Pull out all lines from the listing below in which the word "with" appears.

+++ Data excerpts +++

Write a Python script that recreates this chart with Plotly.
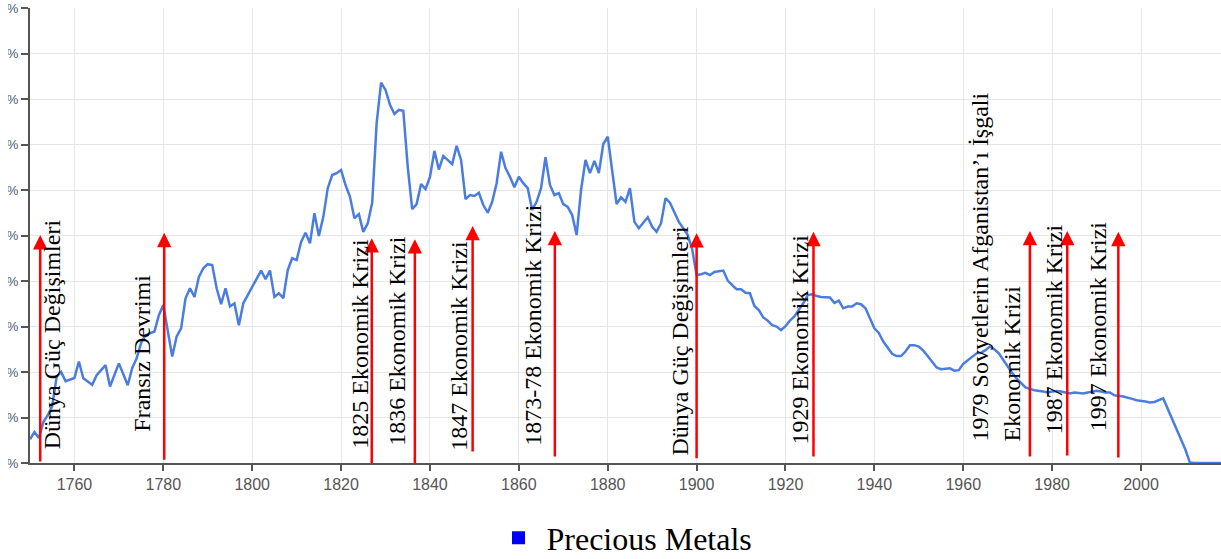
import plotly.graph_objects as go

# ---------------- data ----------------
years = [1750, 1751, 1752, 1753, 1754, 1755, 1756, 1757, 1758, 1760, 1761, 1762, 1764, 1765, 1767, 1768,
         1770, 1772, 1773, 1774, 1775, 1776, 1778, 1779, 1780, 1782, 1783, 1784, 1785, 1786, 1787, 1788,
         1789, 1790, 1791, 1792, 1793, 1794, 1795, 1796, 1797, 1798, 1799, 1800, 1802, 1803, 1804, 1805,
         1806, 1807, 1808, 1809, 1810, 1811, 1812, 1813, 1814, 1815, 1816, 1817, 1818, 1819, 1820, 1821,
         1822, 1823, 1824, 1825, 1826, 1827, 1828, 1829, 1830, 1831, 1832, 1833, 1834, 1835, 1836, 1837,
         1838, 1839, 1840, 1841, 1842, 1843, 1844, 1845, 1846, 1847, 1848, 1849, 1850, 1851, 1852, 1853,
         1854, 1855, 1856, 1857, 1858, 1859, 1860, 1861, 1862, 1863, 1864, 1865, 1866, 1867, 1868, 1869,
         1870, 1871, 1872, 1873, 1874, 1875, 1876, 1877, 1878, 1879, 1880, 1881, 1882, 1883, 1884, 1885,
         1886, 1887, 1888, 1889, 1890, 1891, 1892, 1893, 1894, 1895, 1896, 1897, 1898, 1899, 1900, 1901,
         1902, 1903, 1904, 1906, 1907, 1908, 1909, 1910, 1911, 1912, 1913, 1914, 1915, 1916, 1917, 1918,
         1919, 1920, 1921, 1922, 1923, 1924, 1925, 1926, 1927, 1928, 1930, 1931, 1932, 1933, 1934, 1935,
         1936, 1937, 1938, 1939, 1940, 1941, 1942, 1944, 1945, 1946, 1947, 1948, 1949, 1950, 1951, 1952,
         1953, 1954, 1955, 1957, 1958, 1959, 1960, 1961, 1962, 1963, 1964, 1965, 1966, 1967, 1968, 1969,
         1970, 1971, 1972, 1973, 1974, 1975, 1976, 1978, 1979, 1980, 1981, 1982, 1983, 1984, 1985, 1987,
         1988, 1989, 1990, 1991, 1992, 1993, 1994, 1996, 1997, 1998, 1999, 2000, 2001, 2002, 2003, 2005,
         2006, 2007, 2008, 2009, 2010, 2011, 2012, 2014, 2016, 2018]

precious_metals = [0.52, 0.68, 0.55, 0.90, 1.05, 1.25, 1.90, 2.00, 1.80, 1.87, 2.23, 1.86, 1.72, 1.93, 2.15, 1.68,
                   2.19, 1.71, 2.09, 2.30, 2.64, 2.81, 2.89, 3.25, 3.47, 2.34, 2.78, 2.96, 3.62, 3.84, 3.65, 4.09,
                   4.28, 4.37, 4.35, 3.84, 3.49, 3.84, 3.44, 3.51, 3.03, 3.51, 3.69, 3.86, 4.23, 4.04, 4.23, 3.65,
                   3.73, 3.62, 4.24, 4.50, 4.46, 4.86, 5.06, 4.83, 5.49, 4.99, 5.41, 6.04, 6.33, 6.37, 6.44, 6.11,
                   5.85, 5.38, 5.47, 5.08, 5.27, 5.72, 7.47, 8.36, 8.20, 7.87, 7.67, 7.76, 7.74, 6.51, 5.58, 5.69,
                   6.13, 6.02, 6.29, 6.86, 6.45, 6.75, 6.66, 6.57, 6.97, 6.66, 5.80, 5.89, 5.87, 5.94, 5.67, 5.50,
                   5.74, 6.15, 6.84, 6.48, 6.29, 6.06, 6.29, 6.15, 6.04, 5.56, 5.74, 6.04, 6.72, 6.11, 5.89, 5.93,
                   5.69, 5.63, 5.45, 5.01, 6.00, 6.66, 6.37, 6.64, 6.37, 7.01, 7.17, 6.44, 5.69, 5.84, 5.74, 6.04,
                   5.30, 5.16, 5.28, 5.40, 5.19, 5.08, 5.27, 5.82, 5.72, 5.49, 5.30, 5.16, 5.01, 4.70, 4.13, 4.15,
                   4.18, 4.13, 4.20, 4.23, 4.01, 3.91, 3.82, 3.82, 3.74, 3.73, 3.45, 3.36, 3.20, 3.13, 3.03, 3.00,
                   2.92, 3.01, 3.13, 3.22, 3.36, 3.51, 3.69, 3.71, 3.67, 3.65, 3.64, 3.52, 3.57, 3.40, 3.44, 3.44,
                   3.51, 3.49, 3.40, 3.18, 2.96, 2.86, 2.67, 2.40, 2.35, 2.35, 2.45, 2.59, 2.59, 2.56, 2.47, 2.35,
                   2.23, 2.10, 2.06, 2.08, 2.03, 2.04, 2.18, 2.26, 2.34, 2.41, 2.42, 2.48, 2.56, 2.50, 2.41, 2.26,
                   2.12, 1.98, 1.86, 1.75, 1.66, 1.63, 1.60, 1.57, 1.55, 1.57, 1.58, 1.57, 1.55, 1.53, 1.55, 1.53,
                   1.55, 1.57, 1.59, 1.57, 1.55, 1.55, 1.49, 1.46, 1.44, 1.41, 1.38, 1.37, 1.35, 1.33, 1.34, 1.42,
                   1.20, 0.98, 0.76, 0.54, 0.29, 0.01, 0.0, 0.0, 0.0, 0.0]

event_labels = ["Dünya Güç Değişimleri", "Fransız Devrimi", "1825 Ekonomik Krizi", "1836 Ekonomik Krizi",
                "1847 Ekonomik Krizi", "1873-78 Ekonomik Krizi", "Dünya Güç Değişimleri",
                "1929 Ekonomik Krizi", "1979 Sovyetlerin Afganistan’ı İşgali<br>Ekonomik Krizi",
                "1987 Ekonomik Krizi", "1997 Ekonomik Krizi"]
event_x = [1752.3, 1780.2, 1826.9, 1836.6, 1849.6, 1868.1, 1900.0, 1926.3, 1975.0, 1983.4, 1994.9]
arrow_top = [5.01, 5.06, 4.94, 4.92, 5.21, 5.10, 5.05, 5.08, 5.10, 5.10, 5.08]
arrow_base = [0.0, 0.04, -0.04, -0.04, 0.22, 0.11, 0.07, 0.11, 0.11, 0.13, 0.09]

y_ticks = [0, 1, 2, 3, 4, 5, 6, 7, 8, 9, 10]
y_tick_text = [f"{v}%" for v in y_ticks]
x_ticks = [1760, 1780, 1800, 1820, 1840, 1860, 1880, 1900, 1920, 1940, 1960, 1980, 2000]

series_name = "Precious Metals"

# ---------------- layout helpers (pixel offsets of labels) ----------------
label_xshift = [12, -23, -12, -18, -14, -22, -17, -13, -34, -13, -20]
label_yshift = [12, 29, 12, 15, 10, 15, 5, 17, 20, 27, 30]

SERIF = "Liberation Serif, Times New Roman, serif"
SANS = "Liberation Sans, Arial, sans-serif"

W, H = 1221, 559
ML, MR, MT, MB = 30, 0, 8, 96

fig = go.Figure()
fig.add_trace(go.Scatter(x=years, y=precious_metals, mode="lines",
                         line=dict(color="#4a7ddf", width=2.5), showlegend=False,
                         hoverinfo="skip"))
fig.add_trace(go.Scatter(x=[None], y=[None], mode="markers", name="\u00a0" + series_name,
                         marker=dict(symbol="square", color="#0000ff", size=13)))

annotations = []
for i, lab in enumerate(event_labels):
    annotations.append(dict(x=event_x[i], y=arrow_top[i], xref="x", yref="y",
                            ax=event_x[i], ay=arrow_base[i], axref="x", ayref="y",
                            text="", showarrow=True, arrowhead=2, arrowsize=1.15,
                            arrowwidth=2.5, arrowcolor="#ff0000", standoff=0))
    annotations.append(dict(x=event_x[i], y=0, xref="x", yref="y", text=lab,
                            showarrow=False, textangle=-90, align="left",
                            xanchor="center", yanchor="bottom",
                            xshift=label_xshift[i], yshift=label_yshift[i],
                            font=dict(family=SERIF, size=24, color="#000000")))

# white strip at the far left edge: the reference clips the left part of the y tick labels
plot_w = W - ML - MR
fig.add_shape(type="rect", xref="paper", yref="paper",
              x0=-ML / plot_w, x1=-(ML - 8) / plot_w, y0=-0.06, y1=1.03,
              fillcolor="white", line=dict(width=0), layer="above")

fig.update_layout(
    width=W, height=H,
    margin=dict(l=ML, r=MR, t=MT, b=MB, autoexpand=False),
    paper_bgcolor="white", plot_bgcolor="white",
    annotations=annotations,
    showlegend=True,
    legend=dict(orientation="h", xref="paper", x=0.5021, xanchor="center",
                yref="container", y=0.0376, yanchor="middle",
                font=dict(family=SERIF, size=32, color="#000000"), bgcolor="rgba(0,0,0,0)"),
    xaxis=dict(range=[1750, 2018], tickvals=x_ticks, showgrid=True, gridcolor="#e6e6e6",
               gridwidth=1, showline=True, linecolor="#555555", linewidth=2,
               ticks="outside", ticklen=6, tickwidth=2, tickcolor="#555555",
               tickfont=dict(family=SANS, size=16, color="#555555"),
               zeroline=False, automargin=False, layer="below traces"),
    yaxis=dict(range=[0, 10], tickvals=y_ticks, ticktext=y_tick_text, showgrid=True,
               gridcolor="#e6e6e6", gridwidth=1, showline=True, linecolor="#555555",
               linewidth=2, ticks="outside", ticklen=7, tickwidth=2, tickcolor="#555555",
               tickfont=dict(family=SANS, size=13, color="#4a5a70"),
               zeroline=False, automargin=False),
)

fig.write_html("out.html", config={"displayModeBar": False},
               post_script="document.body.style.margin='0';document.body.style.overflow='hidden';")
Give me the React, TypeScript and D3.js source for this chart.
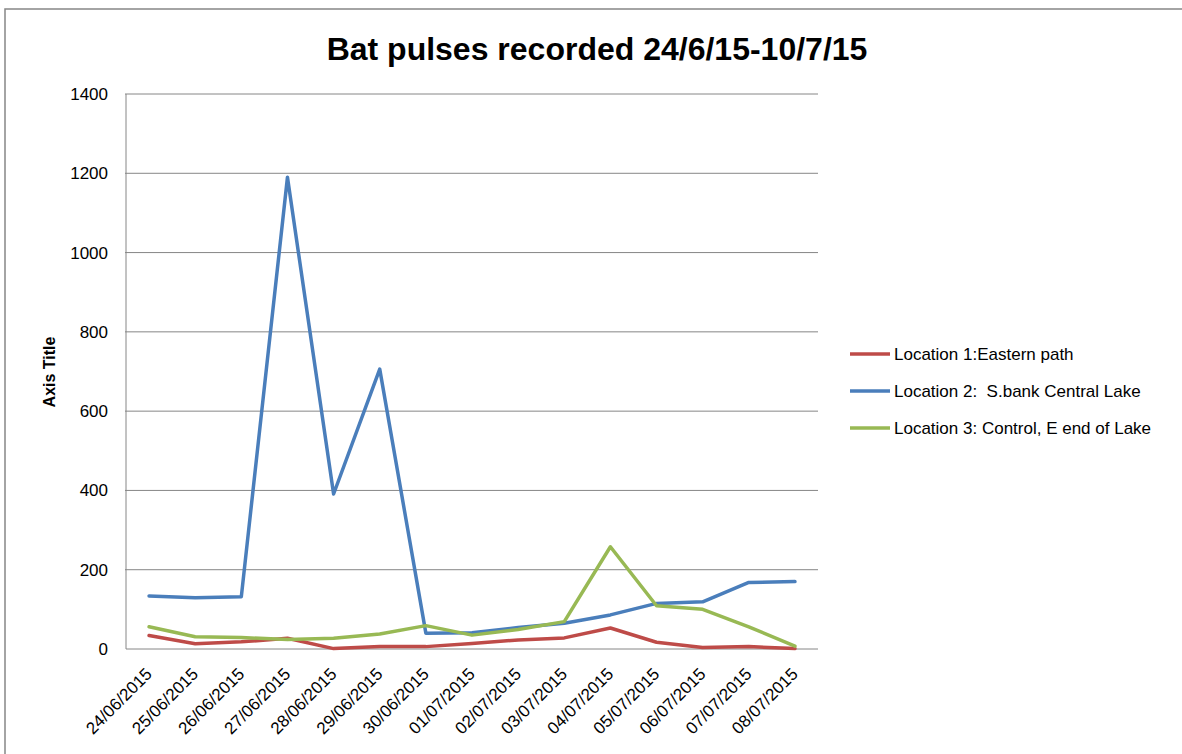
import React from "react";
import * as d3 from "d3";

const categories = ["24/06/2015","25/06/2015","26/06/2015","27/06/2015","28/06/2015","29/06/2015","30/06/2015","01/07/2015","02/07/2015","03/07/2015","04/07/2015","05/07/2015","06/07/2015","07/07/2015","08/07/2015"];
const location1 = [34, 13, 18, 27, 1, 6, 6, 14, 23, 28, 53, 17, 4, 6, 1];
const location2 = [134, 129, 132, 1190, 391, 706, 40, 41, 54, 65, 86, 115, 119, 168, 170];
const location3 = [56, 31, 29, 24, 27, 38, 59, 35, 49, 69, 258, 109, 100, 56, 7];
const yTicks = [0, 200, 400, 600, 800, 1000, 1200, 1400];
const seriesNames = ["Location 1:Eastern path", "Location 2:  S.bank Central Lake", "Location 3: Control, E end of Lake"];
const seriesColors = ["#BE4B48", "#4A7EBB", "#98B954"];

export default function App() {
  const left = 126, right = 818, top = 94, bottom = 649;
  const x = d3.scaleBand<string>().domain(categories).range([left, right]);
  const y = d3.scaleLinear().domain([0, 1400]).range([bottom, top]);
  const cx = (c: string) => (x(c) as number) + x.bandwidth() / 2;
  const line = d3.line<number>().x((_, i) => cx(categories[i])).y((v) => y(v));
  const series = [location1, location2, location3];
  const font = "'Liberation Sans', Arial, sans-serif";
  return (
    <svg width={1182} height={754} style={{ position: "absolute", left: 0, top: 0, background: "#fff" }} fontFamily={font}>
      <rect x={5} y={9} width={1200} height={800} fill="#fff" stroke="#868686" strokeWidth={1.5} />
      <text x={597} y={60} textAnchor="middle" fontSize={32} fontWeight="bold" fill="#000">Bat pulses recorded 24/6/15-10/7/15</text>
      {yTicks.map((t) => (
        <g key={t}>
          <line x1={t === 0 ? left : left - 1} x2={right} y1={y(t)} y2={y(t)} stroke="#868686" strokeWidth={1} />
          <text x={108} y={y(t)} dy="0.35em" textAnchor="end" fontSize={17} fill="#000">{t}</text>
        </g>
      ))}
      <line x1={left} x2={left} y1={top} y2={bottom} stroke="#868686" strokeWidth={1} />
      <text transform={`translate(55,372) rotate(-90)`} textAnchor="middle" fontSize={16} fontWeight="bold" fill="#000">Axis Title</text>
      {categories.map((c) => (
        <text key={c} transform={`translate(${cx(c) + 4},${675}) rotate(-45)`} textAnchor="end" fontSize={17} fill="#000">{c}</text>
      ))}
      {series.map((s, i) => (
        <path key={i} d={line(s) as string} fill="none" stroke={seriesColors[i]} strokeWidth={3.5} strokeLinejoin="round" strokeLinecap="round" />
      ))}
      {seriesNames.map((n, i) => (
        <g key={n} transform={`translate(850,${354 + i * 37})`}>
          <line x1={0} x2={40} y1={0} y2={0} stroke={seriesColors[i]} strokeWidth={3.5} />
          <text x={44} y={0} dy="0.35em" fontSize={17} fill="#000" style={{ whiteSpace: "pre" }}>{n}</text>
        </g>
      ))}
    </svg>
  );
}
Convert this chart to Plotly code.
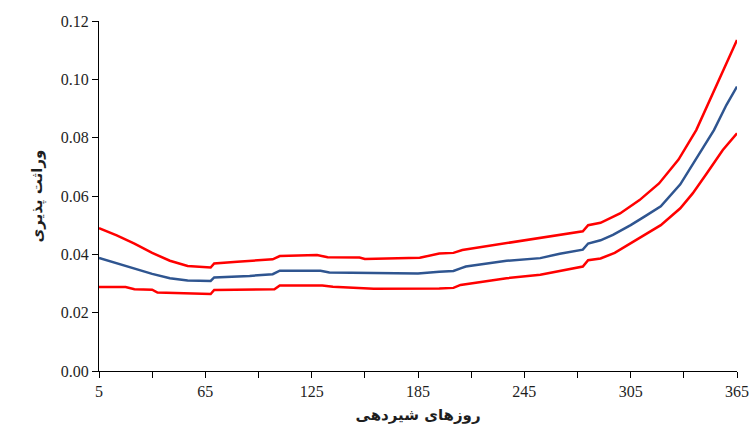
import plotly.graph_objects as go

# Heritability across days in milk: estimate (blue) with upper/lower bounds (red)
days_mid = [5, 15, 25, 35, 45, 55, 68, 70, 90, 103, 107, 130, 135, 155, 160, 185, 197,
            205, 209, 212, 235, 254, 265, 278, 281, 288, 295, 305, 313, 322, 333, 342,
            352, 359, 365]
h2_mid = [0.0388, 0.0370, 0.0352, 0.0333, 0.0318, 0.0310, 0.0309, 0.0321, 0.0326, 0.0332,
          0.0344, 0.0344, 0.0338, 0.0337, 0.0335, 0.0334, 0.0340, 0.0343, 0.0352, 0.0358,
          0.0378, 0.0387, 0.0402, 0.0416, 0.0437, 0.0448, 0.0467, 0.0500, 0.0530, 0.0565,
          0.0640, 0.0729, 0.0826, 0.0912, 0.0975]

days_upper = [5, 15, 25, 35, 45, 55, 68, 70, 83, 103, 107, 128, 134, 152, 155, 186, 197,
              205, 210, 235, 254, 265, 278, 281, 288, 299, 310, 321, 332, 342, 352, 359, 365]
h2_upper = [0.0490, 0.0465, 0.0437, 0.0405, 0.0378, 0.0360, 0.0355, 0.0369, 0.0375, 0.0383,
            0.0394, 0.0398, 0.0390, 0.0389, 0.0384, 0.0388, 0.0403, 0.0405, 0.0415, 0.0438,
            0.0455, 0.0466, 0.0479, 0.0500, 0.0508, 0.0540, 0.0586, 0.0643, 0.0725, 0.0826,
            0.0958, 0.1055, 0.1135]

days_lower = [5, 20, 25, 35, 38, 50, 68, 70, 104, 107, 131, 137, 155, 160, 197, 205, 209,
              235, 254, 265, 278, 281, 288, 296, 305, 313, 322, 333, 340, 348, 357, 365]
h2_lower = [0.0288, 0.0288, 0.0280, 0.0279, 0.0269, 0.0266, 0.0264, 0.0278, 0.0280, 0.0293,
            0.0293, 0.0289, 0.0285, 0.0282, 0.0283, 0.0285, 0.0295, 0.0318, 0.0330, 0.0343,
            0.0358, 0.0380, 0.0386, 0.0405, 0.0438, 0.0465, 0.0500, 0.0558, 0.0609, 0.0678,
            0.0758, 0.0815]

x_ticks = [5, 65, 125, 185, 245, 305, 365]
y_ticks = [0.00, 0.02, 0.04, 0.06, 0.08, 0.10, 0.12]

RED = "#FF0000"
BLUE = "#2F5590"
TEXT = "#1E1E1E"
SERIF = "Liberation Serif, Times New Roman, serif"
ARABIC = "DejaVu Sans, Noto Sans, sans-serif"

fig = go.Figure()
fig.add_trace(go.Scatter(x=days_upper, y=h2_upper, mode="lines",
                         line=dict(color=RED, width=2.5), showlegend=False))
fig.add_trace(go.Scatter(x=days_lower, y=h2_lower, mode="lines",
                         line=dict(color=RED, width=2.5), showlegend=False))
fig.add_trace(go.Scatter(x=days_mid, y=h2_mid, mode="lines",
                         line=dict(color=BLUE, width=2.5), showlegend=False))

fig.update_layout(
    width=754, height=439,
    margin=dict(l=99, r=17, t=21, b=68),
    paper_bgcolor="white", plot_bgcolor="white",
    font=dict(family=SERIF, size=16, color=TEXT),
)
fig.update_xaxes(
    range=[5, 365], tickvals=x_ticks, ticktext=[str(v) for v in x_ticks],
    automargin=False,
    showline=True, linecolor="black", linewidth=1, showgrid=False, zeroline=False,
    ticks="outside", ticklen=6, tickcolor="black",
    minor=dict(dtick=30, tick0=5, ticks="outside", ticklen=6, tickcolor="black", showgrid=False),
    tickfont=dict(family=SERIF, size=16, color=TEXT),
    title=dict(text="<b>روزهای شیردهی</b>", font=dict(family=ARABIC, size=15, color=TEXT), standoff=10),
)
fig.update_yaxes(
    range=[0, 0.12], tickvals=y_ticks, tickformat=".2f",
    automargin=False,
    showline=True, linecolor="black", linewidth=1, showgrid=False, zeroline=False,
    ticks="outside", ticklen=6, tickcolor="black",
    tickfont=dict(family=SERIF, size=16, color=TEXT),
    title=dict(text="<b>وراثت پذیری</b>", font=dict(family=ARABIC, size=15, color=TEXT), standoff=14),
)

fig.write_html("out.html")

+++

Task result -
Write a Python script that recreates this chart with Plotly.
# Heritability across days in milk: estimate (blue) with upper/lower bounds (red)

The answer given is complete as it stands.